── INFORMATION SHOWN ──
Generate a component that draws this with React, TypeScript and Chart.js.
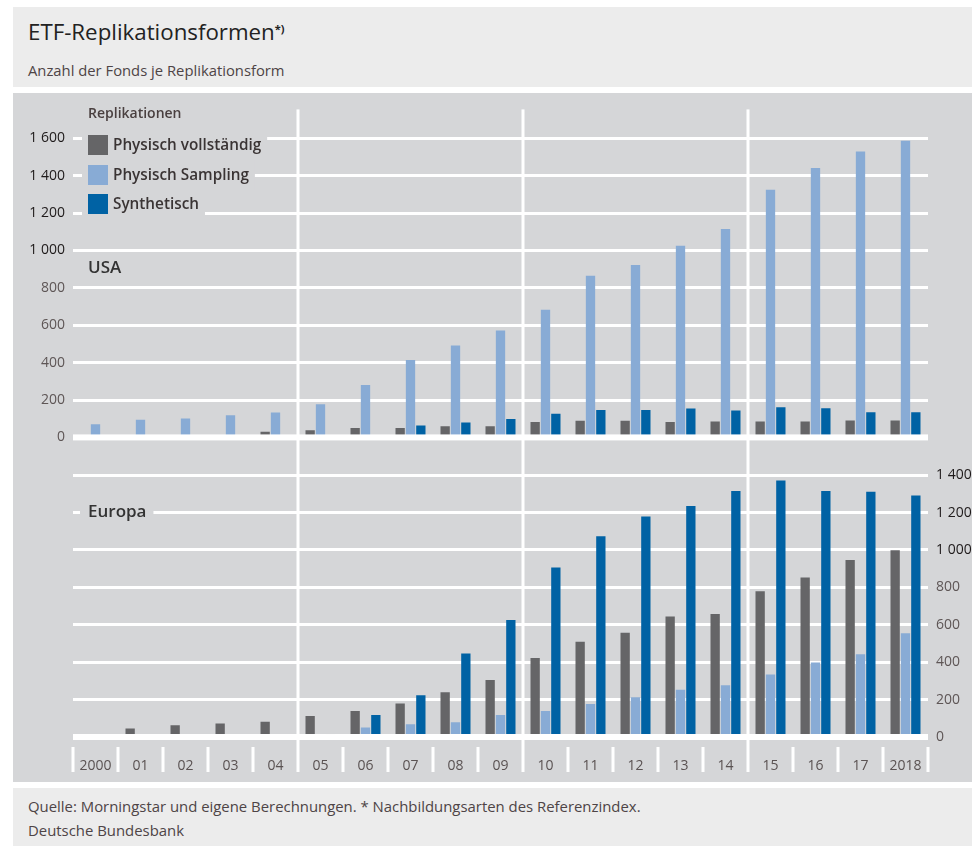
import React, { useEffect, useRef } from 'react';
import { Chart, registerables } from 'chart.js';

Chart.register(...registerables);

// ---------- data ----------
const categories = ['2000', '01', '02', '03', '04', '05', '06', '07', '08', '09', '10', '11', '12', '13', '14', '15', '16', '17', '2018'];

const usaFull = [0, 0, 0, 0, 30, 38, 50, 50, 60, 60, 82, 89, 89, 82, 85, 85, 85, 91, 91];
const usaSampling = [71, 94, 101, 118, 133, 177, 280, 414, 492, 572, 683, 865, 922, 1025, 1115, 1325, 1440, 1529, 1586];
const usaSynth = [0, 0, 0, 0, 0, 0, 4, 64, 80, 99, 126, 147, 147, 154, 144, 161, 156, 135, 135];

const euFull = [5, 45, 63, 72, 81, 112, 139, 179, 239, 305, 423, 510, 558, 644, 658, 779, 853, 947, 999];
const euSampling = [3, 3, 3, 4, 0, 3, 51, 68, 79, 118, 139, 177, 212, 253, 277, 334, 398, 442, 555];
const euSynth = [3, 5, 10, 0, 0, 15, 118, 223, 446, 626, 907, 1073, 1179, 1235, 1315, 1371, 1315, 1311, 1292];

const usaTicks = [0, 200, 400, 600, 800, 1000, 1200, 1400, 1600];
const euTicks = [0, 200, 400, 600, 800, 1000, 1200, 1400];

const seriesNames = ['Physisch vollständig', 'Physisch Sampling', 'Synthetisch'];
const legendTitle = 'Replikationen';
const panelNames = ['USA', 'Europa'];

// ---------- styles ----------
const FONT = '"Open Sans", "Noto Sans", sans-serif';
const C_GRAY = '#656567';
const C_LIGHT = '#88abd5';
const C_DARK = '#0062a4';
const BG_CHART = '#d5d6d8';
const BG_BOX = '#ececec';

const fmt = (v: number) => (v >= 1000 ? `${Math.floor(v / 1000)} ${String(v % 1000).padStart(3, '0')}` : String(v));

export default function App() {
  const ref = useRef<HTMLCanvasElement>(null);

  useEffect(() => {
    if (!ref.current) return;

    const overlay = {
      id: 'overlay',
      afterDraw(chart: any) {
        const ctx = chart.ctx;
        const { left, right, top, bottom } = chart.chartArea;
        const xs = chart.scales.x;
        const yL = chart.scales.yL;
        const yR = chart.scales.yR;
        const n = categories.length;
        const cw = (right - left) / n;
        ctx.save();
        ctx.fillStyle = '#ffffff';
        // zero bands
        const z1 = yL.getPixelForValue(0);
        ctx.fillRect(left, z1 - 3, right - left, 6);
        const z2 = yR.getPixelForValue(0);
        ctx.fillRect(left, z2 - 3, right - left, 6);
        // category separators
        for (let i = 0; i <= n; i++) {
          const bx = i < n ? xs.getPixelForValue(i) - cw / 2 : xs.getPixelForValue(n - 1) + cw / 2;
          const long = i % 5 === 0 && i > 0 && i < n;
          const y0 = long ? top : bottom + 7;
          ctx.fillRect(Math.round(bx) - 1.5, y0, 3, bottom + 32 - y0);
        }

        // legend
        ctx.textBaseline = 'middle';
        ctx.textAlign = 'left';
        ctx.font = `600 14px ${FONT}`;
        ctx.fillStyle = '#4a4040';
        ctx.fillText(legendTitle, left + 15, 21);
        const colors = [C_GRAY, C_LIGHT, C_DARK];
        const rows = [52, 82, 111];
        ctx.font = `600 15.3px ${FONT}`;
        seriesNames.forEach((name, i) => {
          const w = ctx.measureText(name).width;
          ctx.fillStyle = BG_CHART;
          ctx.fillRect(left + 9, rows[i] - 15, 40 + w + 6 - 9, 30);
          ctx.fillStyle = colors[i];
          ctx.fillRect(left + 15, rows[i] - 10, 20, 20);
          ctx.fillStyle = '#3a3434';
          ctx.fillText(name, left + 40, rows[i] + 1);
        });

        // panel labels
        ctx.font = `600 17px ${FONT}`;
        ctx.fillStyle = '#333';
        ctx.fillText(panelNames[0], left + 15, 175);
        const ew = ctx.measureText(panelNames[1]).width;
        ctx.fillStyle = BG_CHART;
        ctx.fillRect(left + 7, 407, ew + 15, 24);
        ctx.fillStyle = '#333';
        ctx.fillText(panelNames[1], left + 15, 419);
        ctx.restore();
      },
    };

    const tickColor = (ctx: any) => (ctx.tick && ctx.tick.value >= 1000 ? '#1e1a1a' : '#5e5656');
    const gridWidth = (ctx: any) => (ctx.tick && ctx.tick.value === 0 ? 0 : 3);

    const chart = new Chart(ref.current, {
      type: 'bar',
      data: {
        labels: categories,
        datasets: [
          { label: seriesNames[0], data: usaFull, backgroundColor: C_GRAY, yAxisID: 'yL', stack: 'g' },
          { label: seriesNames[1], data: usaSampling, backgroundColor: C_LIGHT, yAxisID: 'yL', stack: 'l' },
          { label: seriesNames[2], data: usaSynth, backgroundColor: C_DARK, yAxisID: 'yL', stack: 'd' },
          { label: seriesNames[0] + ' EU', data: euFull, backgroundColor: C_GRAY, yAxisID: 'yR', stack: 'g' },
          { label: seriesNames[1] + ' EU', data: euSampling, backgroundColor: C_LIGHT, yAxisID: 'yR', stack: 'l' },
          { label: seriesNames[2] + ' EU', data: euSynth, backgroundColor: C_DARK, yAxisID: 'yR', stack: 'd' },
        ],
      },
      options: {
        animation: false,
        responsive: false,
        maintainAspectRatio: false,
        categoryPercentage: 0.69,
        barPercentage: 0.9,
        layout: { padding: { top: 12, left: 0, right: 0, bottom: 0 } },
        plugins: { legend: { display: false }, tooltip: { enabled: false }, title: { display: false } },
        scales: {
          x: {
            type: 'category',
            offset: true,
            grid: { display: false, drawTicks: false },
            border: { display: false },
            ticks: {
              color: '#5a5252',
              font: { family: FONT, size: 14 },
              padding: 18,
              maxRotation: 0,
              autoSkip: false,
            },
            afterFit: (s: any) => {
              s.height = 42;
            },
          },
          yL: {
            type: 'linear',
            position: 'left',
            min: -1618,
            max: 1754,
            afterBuildTicks: (s: any) => {
              s.ticks = usaTicks.map((v) => ({ value: v }));
            },
            afterFit: (s: any) => {
              s.width = 60;
            },
            grid: { color: '#ffffff', lineWidth: gridWidth, drawTicks: false },
            border: { display: false },
            ticks: {
              color: tickColor,
              font: { family: FONT, size: 14 },
              padding: 8,
              callback: (v: any) => fmt(Number(v)),
            },
          },
          yR: {
            type: 'linear',
            position: 'right',
            min: -16,
            max: 3356,
            afterBuildTicks: (s: any) => {
              s.ticks = euTicks.map((v) => ({ value: v }));
            },
            afterFit: (s: any) => {
              s.width = 44;
            },
            grid: { color: '#ffffff', lineWidth: gridWidth, drawTicks: false },
            border: { display: false },
            ticks: {
              color: tickColor,
              font: { family: FONT, size: 14 },
              padding: 8,
              callback: (v: any) => fmt(Number(v)),
            },
          },
        },
      },
      plugins: [overlay],
    } as any);

    return () => chart.destroy();
  }, []);

  const box: React.CSSProperties = { position: 'absolute', left: 13, width: 959, background: BG_BOX };
  const txt: React.CSSProperties = { position: 'absolute', left: 15, whiteSpace: 'nowrap', fontFamily: FONT };

  return (
    <div style={{ position: 'fixed', left: 0, top: 0, width: 972, height: 846, background: '#ffffff', overflow: 'hidden' }}>
      <div style={{ ...box, top: 7, height: 80 }}>
        <div style={{ ...txt, top: 10, fontSize: 22.3, lineHeight: '30px', color: '#222' }}>
          ETF-Replikationsformen<sup style={{ fontSize: 11, fontWeight: 700, verticalAlign: 'top', position: 'relative', top: -3 }}>*)</sup>
        </div>
        <div style={{ ...txt, top: 53, fontSize: 14.8, lineHeight: '20px', color: '#4e4446' }}>Anzahl der Fonds je Replikationsform</div>
      </div>
      <div style={{ position: 'absolute', left: 13, top: 93, width: 959, height: 689, background: BG_CHART }}>
        <canvas ref={ref} width={959} height={689} style={{ display: 'block', width: 959, height: 689 }} />
      </div>
      <div style={{ ...box, top: 788, height: 58 }}>
        <div style={{ ...txt, top: 8, fontSize: 14.9, lineHeight: '20px', color: '#4e4446' }}>
          Quelle: Morningstar und eigene Berechnungen. * Nachbildungsarten des Referenzindex.
        </div>
        <div style={{ ...txt, top: 32, fontSize: 14.9, lineHeight: '20px', color: '#4e4446' }}>Deutsche Bundesbank</div>
      </div>
    </div>
  );
}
───
STATED TASK:
Give again, exactly, the lines from the start of the data through the one holding "const fmt = (v: number)"; omit the pictures.

THE REPLY:
Generate a component that draws this with React, TypeScript and Chart.js.
import React, { useEffect, useRef } from 'react';
import { Chart, registerables } from 'chart.js';

Chart.register(...registerables);

// ---------- data ----------
const categories = ['2000', '01', '02', '03', '04', '05', '06', '07', '08', '09', '10', '11', '12', '13', '14', '15', '16', '17', '2018'];

const usaFull = [0, 0, 0, 0, 30, 38, 50, 50, 60, 60, 82, 89, 89, 82, 85, 85, 85, 91, 91];
const usaSampling = [71, 94, 101, 118, 133, 177, 280, 414, 492, 572, 683, 865, 922, 1025, 1115, 1325, 1440, 1529, 1586];
const usaSynth = [0, 0, 0, 0, 0, 0, 4, 64, 80, 99, 126, 147, 147, 154, 144, 161, 156, 135, 135];

const euFull = [5, 45, 63, 72, 81, 112, 139, 179, 239, 305, 423, 510, 558, 644, 658, 779, 853, 947, 999];
const euSampling = [3, 3, 3, 4, 0, 3, 51, 68, 79, 118, 139, 177, 212, 253, 277, 334, 398, 442, 555];
const euSynth = [3, 5, 10, 0, 0, 15, 118, 223, 446, 626, 907, 1073, 1179, 1235, 1315, 1371, 1315, 1311, 1292];

const usaTicks = [0, 200, 400, 600, 800, 1000, 1200, 1400, 1600];
const euTicks = [0, 200, 400, 600, 800, 1000, 1200, 1400];

const seriesNames = ['Physisch vollständig', 'Physisch Sampling', 'Synthetisch'];
const legendTitle = 'Replikationen';
const panelNames = ['USA', 'Europa'];

// ---------- styles ----------
const FONT = '"Open Sans", "Noto Sans", sans-serif';
const C_GRAY = '#656567';
const C_LIGHT = '#88abd5';
const C_DARK = '#0062a4';
const BG_CHART = '#d5d6d8';
const BG_BOX = '#ececec';

const fmt = (v: number) => (v >= 1000 ? `${Math.floor(v / 1000)} ${String(v % 1000).padStart(3, '0')}` : String(v));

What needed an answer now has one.